Kentucky’s Willett Distillery has assumed almost Pappy-like status in today’s bourbon world, helped in large part by their first releases of exceedingly rare, well-aged single barrel bourbon. Those Willett Family Estate bottlings were initially sourced and often pushing 20 years old. Such unicorn bottles complemented a slew of other, more readily available brands like Rowan’s Creek and Willett Pot Still which the distillery made by blending sourced stock. It wasn’t until 2014 that Willett was finally able to slap “Distilled at The Willett Distillery” on their first homemade release, a well-received straight rye. Two years later, the Old Bardstown brand relaunched as Willett-distilled products with a standard 90 proof and a bottled-in-bond 100 proof. It flew under the radar, but a small amount of house-distilled single barrel, cask strength bourbon also hit the shelves as a four-year-old product, most of which was available only at the distillery.

Willett uses three different bourbon mashbills and different barrel entry proofs for each. Strangely, none of that is clear on the bottle, leaving it up to enterprising whiskey nerds to do the research for you. According to a spreadsheet I found online (thanks Bourbonr), this bottle is the high corn mashbill which also has the lowest entry proof of the lot at 103. So how does Willett’s inaugural single barrel bourbon stack up?

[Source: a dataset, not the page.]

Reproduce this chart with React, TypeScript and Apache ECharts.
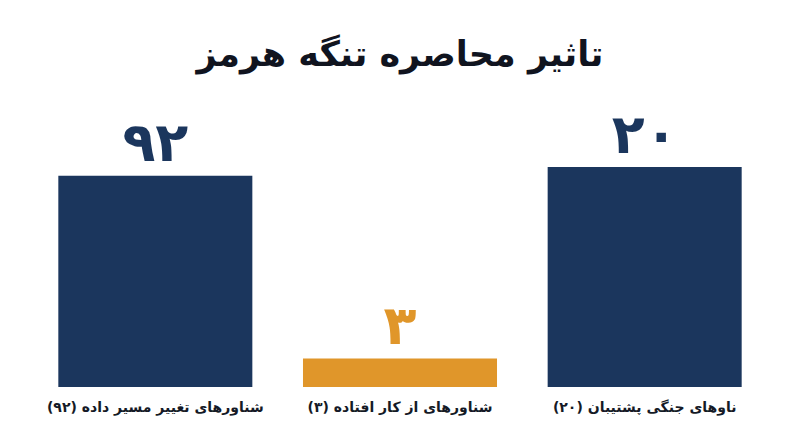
import React, { useEffect, useRef } from "react";
import * as echarts from "echarts";

const title = "تاثیر محاصره تنگه هرمز";
const categories = [
  "شناورهای تغییر مسیر داده (۹۲)",
  "شناورهای از کار افتاده (۳)",
  "ناوهای جنگی پشتیبان (۲۰)",
];
const valueLabels = ["۹۲", "۳", "۲۰"];
// drawn bar heights, as a percentage of the tallest bar (the picture is not to scale)
const barHeights = [96, 13, 100];
const barColors = ["#1b365d", "#e0962a", "#1b365d"];

export default function App() {
  const ref = useRef<HTMLDivElement>(null);
  useEffect(() => {
    document.body.style.margin = "0";
    const chart = echarts.init(ref.current!, undefined, { renderer: "svg" });
    const font = "'DejaVu Sans', 'Noto Sans', sans-serif";
    chart.setOption({
      animation: false,
      backgroundColor: "#ffffff",
      title: {
        text: title,
        left: "center",
        top: 31,
        textStyle: { fontSize: 35, fontWeight: "bold", color: "#10141f", fontFamily: font },
      },
      grid: { left: 33, right: 33, top: 167, bottom: 60, containLabel: false },
      xAxis: {
        type: "category",
        data: categories,
        axisLine: { show: false },
        axisTick: { show: false },
        axisLabel: {
          interval: 0,
          margin: 13,
          fontSize: 14,
          fontWeight: "bold",
          color: "#151a26",
          fontFamily: font,
        },
      },
      yAxis: { type: "value", min: 0, max: 100, show: false, splitLine: { show: false } },
      series: [
        {
          type: "bar",
          barWidth: "79.3%",
          data: barHeights.map((v, i) => ({
            value: v,
            itemStyle: { color: barColors[i] },
            label: {
              show: true,
              position: "top",
              distance: 6,
              formatter: valueLabels[i],
              fontSize: 54,
              fontWeight: "bold",
              color: barColors[i],
              fontFamily: font,
            },
          })),
        },
      ],
    });
    return () => chart.dispose();
  }, []);
  return <div ref={ref} style={{ width: 800, height: 447 }} />;
}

The nose is punchy with alcohol and dusty oak. There’s also ample fruit, similar to what I experienced in the bonded Old Bardstown. Notes of maraschino cherry, candied orange peel, and furniture polish overpower more classic baking spice and caramel, which creep in sparingly. The palate is wonderfully creamy but candy sweet with notes of orange Jolly Ranchers and candy corn. A generous heat takes hold on the mid-palate, dominating with a cinnamon Red Hot note well into the finish. A healthy splash of water tames things somewhat, coaxing out more baking spice and drying oak. Not quite as balanced as the bonded Old Bardstown, but showing lots of promise.

113.4 proof. Reviewed: Barrel No. 653, bottle 158 of 202.